The improvement in the weather since the end of August has certainly lifted farmers' spirits.
The fact that this provided a window in which to save the harvest was an added bonus.
However, serious difficulties remain right across the various enterprises. The lift in input costs, particularly feed and fertiliser, has eroded margins and hit confidence.
In the case of cereal growers, the sharp rise in seed prices has been a further blow after a very difficult harvest. While grain prices were strong this year, yields and quality were poor and many farmers are struggling to do deals on forward contracts agreed with merchants.
Some leeway will have to be forthcoming from the trade on these contracts if farmers are to be persuaded to increase the volume of grain that is sold forward.
Similarly, there is real anger among dairy farmers that Kerry, Dairygold and Connacht Gold have failed to increase milk prices for August despite world markets becoming decidedly stronger over the last month.
In their defence, processors claim that they have product sold forward at the lower prices of earlier in the year.
As a consequence, they say they are unable to react to price changes on a monthly basis.
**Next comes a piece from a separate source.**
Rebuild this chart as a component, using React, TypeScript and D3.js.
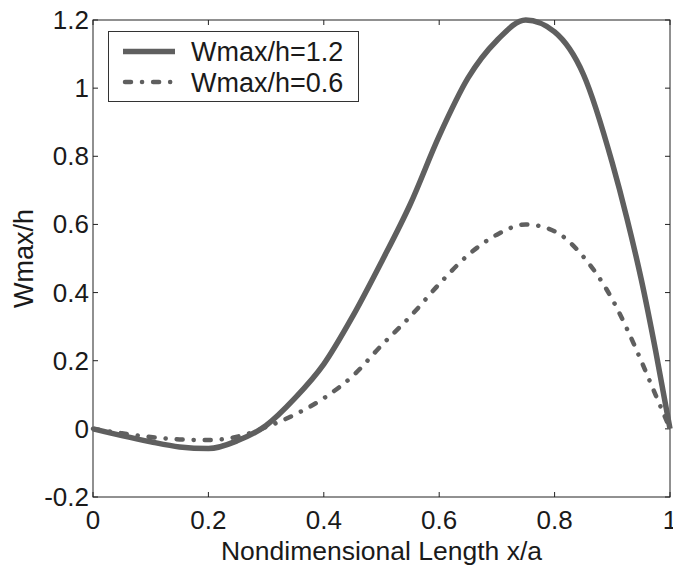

They also point out that they held prices through the back-end of last year.
But there is a belief among dairy farmers that processors should have moved quickly to raise milk prices, given the hammering that incomes have taken this year.
Returns from beef and sheep remain relatively strong but higher input costs and weaker factory quotes have shaken confidence here too.
There is also a fear that the meat plants will pull prices further at the first sign of a sustained lift in cattle supplies.
Figures from the CMMS would suggest that cattle numbers increase sharply next spring.
It is clear that a market for these additional stock will be needed.
The live trade to North Africa is an option, but there are hurdles to be cleared before this gets the green light -- the first of which is clearance of a boat by the Department.
It is rumoured that an announcement on an AEOS for 2012 will be made by Simon Coveney this week. This would be good news, even if AEOS is a pale shadow of the old REPS.
Good news is in short supply these days.